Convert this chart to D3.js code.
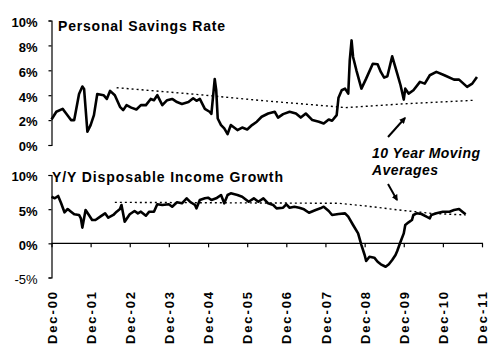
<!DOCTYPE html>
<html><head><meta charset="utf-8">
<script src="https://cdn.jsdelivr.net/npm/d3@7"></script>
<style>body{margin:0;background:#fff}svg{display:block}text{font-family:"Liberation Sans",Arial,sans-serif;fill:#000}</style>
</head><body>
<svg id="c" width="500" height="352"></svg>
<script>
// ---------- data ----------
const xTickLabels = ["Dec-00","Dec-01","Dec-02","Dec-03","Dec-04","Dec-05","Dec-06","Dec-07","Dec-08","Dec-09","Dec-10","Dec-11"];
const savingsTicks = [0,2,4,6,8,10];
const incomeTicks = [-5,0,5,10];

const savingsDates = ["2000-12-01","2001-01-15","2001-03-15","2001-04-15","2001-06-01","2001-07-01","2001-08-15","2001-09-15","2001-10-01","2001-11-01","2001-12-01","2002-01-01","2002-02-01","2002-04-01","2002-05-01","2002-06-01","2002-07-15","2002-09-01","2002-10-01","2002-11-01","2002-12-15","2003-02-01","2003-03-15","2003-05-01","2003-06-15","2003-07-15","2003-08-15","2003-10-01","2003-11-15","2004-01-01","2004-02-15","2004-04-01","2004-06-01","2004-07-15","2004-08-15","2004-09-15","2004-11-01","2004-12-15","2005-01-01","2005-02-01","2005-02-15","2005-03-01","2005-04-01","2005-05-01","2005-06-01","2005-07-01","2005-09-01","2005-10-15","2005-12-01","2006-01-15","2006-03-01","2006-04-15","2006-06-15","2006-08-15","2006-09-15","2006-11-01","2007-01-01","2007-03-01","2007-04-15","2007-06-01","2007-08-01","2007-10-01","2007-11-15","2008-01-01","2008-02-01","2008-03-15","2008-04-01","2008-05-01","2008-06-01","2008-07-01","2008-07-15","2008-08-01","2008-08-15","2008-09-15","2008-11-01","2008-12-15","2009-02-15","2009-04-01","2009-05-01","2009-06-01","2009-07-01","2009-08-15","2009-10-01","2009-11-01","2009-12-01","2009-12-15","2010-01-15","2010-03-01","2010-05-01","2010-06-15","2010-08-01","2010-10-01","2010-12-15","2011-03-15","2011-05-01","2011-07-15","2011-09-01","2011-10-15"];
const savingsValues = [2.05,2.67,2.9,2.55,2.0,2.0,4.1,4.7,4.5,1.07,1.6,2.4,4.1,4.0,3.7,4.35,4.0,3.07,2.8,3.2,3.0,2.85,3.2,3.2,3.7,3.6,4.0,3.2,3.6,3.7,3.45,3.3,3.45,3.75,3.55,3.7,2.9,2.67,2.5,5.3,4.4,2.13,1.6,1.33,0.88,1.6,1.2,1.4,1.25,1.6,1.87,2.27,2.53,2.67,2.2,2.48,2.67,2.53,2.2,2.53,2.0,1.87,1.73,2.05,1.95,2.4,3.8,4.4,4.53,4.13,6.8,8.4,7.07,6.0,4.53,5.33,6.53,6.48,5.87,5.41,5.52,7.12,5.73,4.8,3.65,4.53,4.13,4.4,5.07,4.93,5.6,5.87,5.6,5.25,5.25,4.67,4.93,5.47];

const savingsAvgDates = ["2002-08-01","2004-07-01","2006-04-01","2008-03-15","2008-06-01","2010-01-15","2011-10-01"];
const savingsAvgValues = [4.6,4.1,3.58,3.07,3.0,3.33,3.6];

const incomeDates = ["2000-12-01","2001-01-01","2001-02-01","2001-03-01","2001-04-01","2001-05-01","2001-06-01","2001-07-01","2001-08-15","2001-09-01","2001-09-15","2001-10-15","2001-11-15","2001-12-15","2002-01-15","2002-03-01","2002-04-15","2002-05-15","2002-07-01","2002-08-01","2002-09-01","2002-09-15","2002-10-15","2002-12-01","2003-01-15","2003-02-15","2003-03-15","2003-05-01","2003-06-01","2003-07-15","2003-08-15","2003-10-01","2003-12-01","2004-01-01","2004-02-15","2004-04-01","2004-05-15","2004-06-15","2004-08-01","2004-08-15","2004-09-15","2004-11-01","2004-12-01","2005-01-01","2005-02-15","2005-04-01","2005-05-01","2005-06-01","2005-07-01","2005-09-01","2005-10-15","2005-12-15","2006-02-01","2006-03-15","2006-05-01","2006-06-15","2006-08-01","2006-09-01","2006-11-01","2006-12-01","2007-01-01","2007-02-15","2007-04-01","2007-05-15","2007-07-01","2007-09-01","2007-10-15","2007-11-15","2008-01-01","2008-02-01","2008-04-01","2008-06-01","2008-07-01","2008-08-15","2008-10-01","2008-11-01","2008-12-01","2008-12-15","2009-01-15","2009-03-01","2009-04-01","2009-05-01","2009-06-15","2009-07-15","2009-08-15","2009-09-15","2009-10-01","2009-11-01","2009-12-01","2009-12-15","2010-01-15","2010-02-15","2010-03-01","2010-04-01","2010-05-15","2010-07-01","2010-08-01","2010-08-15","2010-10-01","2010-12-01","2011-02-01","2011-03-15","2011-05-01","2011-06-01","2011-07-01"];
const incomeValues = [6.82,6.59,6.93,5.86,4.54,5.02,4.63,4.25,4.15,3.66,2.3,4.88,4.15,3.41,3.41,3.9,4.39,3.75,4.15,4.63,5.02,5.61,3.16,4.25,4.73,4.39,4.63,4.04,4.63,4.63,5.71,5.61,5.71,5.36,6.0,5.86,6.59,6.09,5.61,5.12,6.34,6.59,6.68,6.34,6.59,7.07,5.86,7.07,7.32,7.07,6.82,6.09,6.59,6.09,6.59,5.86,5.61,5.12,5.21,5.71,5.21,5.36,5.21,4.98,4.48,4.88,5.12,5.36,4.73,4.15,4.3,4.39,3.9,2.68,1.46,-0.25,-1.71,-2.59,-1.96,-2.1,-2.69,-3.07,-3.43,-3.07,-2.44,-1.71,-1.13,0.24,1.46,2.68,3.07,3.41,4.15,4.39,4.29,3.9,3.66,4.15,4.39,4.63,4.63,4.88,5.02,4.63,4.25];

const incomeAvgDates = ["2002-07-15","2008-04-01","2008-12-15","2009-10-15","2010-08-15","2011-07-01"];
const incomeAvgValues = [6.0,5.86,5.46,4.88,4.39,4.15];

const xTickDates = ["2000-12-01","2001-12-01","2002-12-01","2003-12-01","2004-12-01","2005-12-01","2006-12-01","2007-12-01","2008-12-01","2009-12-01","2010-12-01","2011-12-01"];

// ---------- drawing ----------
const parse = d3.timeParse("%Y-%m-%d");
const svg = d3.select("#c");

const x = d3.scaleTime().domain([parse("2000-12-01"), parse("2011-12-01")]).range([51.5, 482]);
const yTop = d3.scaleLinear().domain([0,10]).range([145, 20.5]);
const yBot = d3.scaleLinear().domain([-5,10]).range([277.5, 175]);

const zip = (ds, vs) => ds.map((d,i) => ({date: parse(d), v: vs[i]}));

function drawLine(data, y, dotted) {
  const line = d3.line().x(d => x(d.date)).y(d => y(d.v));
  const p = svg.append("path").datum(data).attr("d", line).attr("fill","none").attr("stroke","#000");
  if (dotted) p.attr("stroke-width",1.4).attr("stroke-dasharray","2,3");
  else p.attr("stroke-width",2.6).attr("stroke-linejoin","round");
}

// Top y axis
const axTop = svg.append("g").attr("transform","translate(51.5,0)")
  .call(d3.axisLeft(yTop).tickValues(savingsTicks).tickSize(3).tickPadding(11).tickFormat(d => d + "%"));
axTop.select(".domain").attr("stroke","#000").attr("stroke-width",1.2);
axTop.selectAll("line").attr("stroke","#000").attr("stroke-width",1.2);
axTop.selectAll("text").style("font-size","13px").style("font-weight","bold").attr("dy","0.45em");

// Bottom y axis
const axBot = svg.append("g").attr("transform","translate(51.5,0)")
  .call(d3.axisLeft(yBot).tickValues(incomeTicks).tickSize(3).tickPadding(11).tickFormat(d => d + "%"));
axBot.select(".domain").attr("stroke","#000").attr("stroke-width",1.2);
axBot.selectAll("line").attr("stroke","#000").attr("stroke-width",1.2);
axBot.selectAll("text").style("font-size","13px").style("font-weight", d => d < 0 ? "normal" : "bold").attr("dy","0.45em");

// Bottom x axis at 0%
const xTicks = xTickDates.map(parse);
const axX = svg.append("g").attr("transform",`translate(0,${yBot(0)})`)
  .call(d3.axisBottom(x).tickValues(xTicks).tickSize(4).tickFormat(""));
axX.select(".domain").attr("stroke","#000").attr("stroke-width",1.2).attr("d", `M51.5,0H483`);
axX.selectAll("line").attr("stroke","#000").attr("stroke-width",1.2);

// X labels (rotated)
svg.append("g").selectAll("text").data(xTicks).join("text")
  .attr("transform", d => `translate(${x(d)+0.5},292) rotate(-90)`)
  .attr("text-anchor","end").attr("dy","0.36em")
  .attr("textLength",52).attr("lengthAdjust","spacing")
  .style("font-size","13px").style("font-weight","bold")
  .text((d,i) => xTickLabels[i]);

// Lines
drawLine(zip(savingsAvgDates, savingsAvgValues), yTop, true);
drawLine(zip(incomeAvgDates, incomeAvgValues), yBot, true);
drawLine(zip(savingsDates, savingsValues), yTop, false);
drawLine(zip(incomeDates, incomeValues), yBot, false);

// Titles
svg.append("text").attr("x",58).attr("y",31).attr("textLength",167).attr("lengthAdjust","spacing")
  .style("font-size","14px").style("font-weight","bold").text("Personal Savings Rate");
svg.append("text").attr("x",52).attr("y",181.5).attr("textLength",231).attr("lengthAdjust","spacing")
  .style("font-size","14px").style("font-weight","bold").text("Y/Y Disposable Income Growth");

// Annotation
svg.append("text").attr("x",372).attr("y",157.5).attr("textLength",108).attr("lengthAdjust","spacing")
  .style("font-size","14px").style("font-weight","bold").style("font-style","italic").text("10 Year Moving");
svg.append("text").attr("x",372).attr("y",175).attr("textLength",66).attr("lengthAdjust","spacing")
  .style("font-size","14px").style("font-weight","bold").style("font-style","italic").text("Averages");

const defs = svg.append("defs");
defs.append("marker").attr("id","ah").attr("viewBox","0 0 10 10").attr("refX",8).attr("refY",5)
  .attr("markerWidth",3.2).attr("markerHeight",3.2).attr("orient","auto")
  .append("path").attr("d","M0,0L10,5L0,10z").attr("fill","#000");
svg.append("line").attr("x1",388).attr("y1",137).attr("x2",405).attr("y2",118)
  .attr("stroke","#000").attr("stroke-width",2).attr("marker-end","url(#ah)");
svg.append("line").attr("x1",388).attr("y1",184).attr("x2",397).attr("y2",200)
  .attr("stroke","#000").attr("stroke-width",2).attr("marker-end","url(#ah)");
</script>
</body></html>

########################################

### Task objective
Transcribe exactly, with no pictures, the lines running from the first line of the material through the line holding "const incomeTicks = [-5,0,5,10];".

### Task result
Convert this chart to D3.js code.
<!DOCTYPE html>
<html><head><meta charset="utf-8">
<script src="https://cdn.jsdelivr.net/npm/d3@7"></script>
<style>body{margin:0;background:#fff}svg{display:block}text{font-family:"Liberation Sans",Arial,sans-serif;fill:#000}</style>
</head><body>
<svg id="c" width="500" height="352"></svg>
<script>
// ---------- data ----------
const xTickLabels = ["Dec-00","Dec-01","Dec-02","Dec-03","Dec-04","Dec-05","Dec-06","Dec-07","Dec-08","Dec-09","Dec-10","Dec-11"];
const savingsTicks = [0,2,4,6,8,10];
const incomeTicks = [-5,0,5,10];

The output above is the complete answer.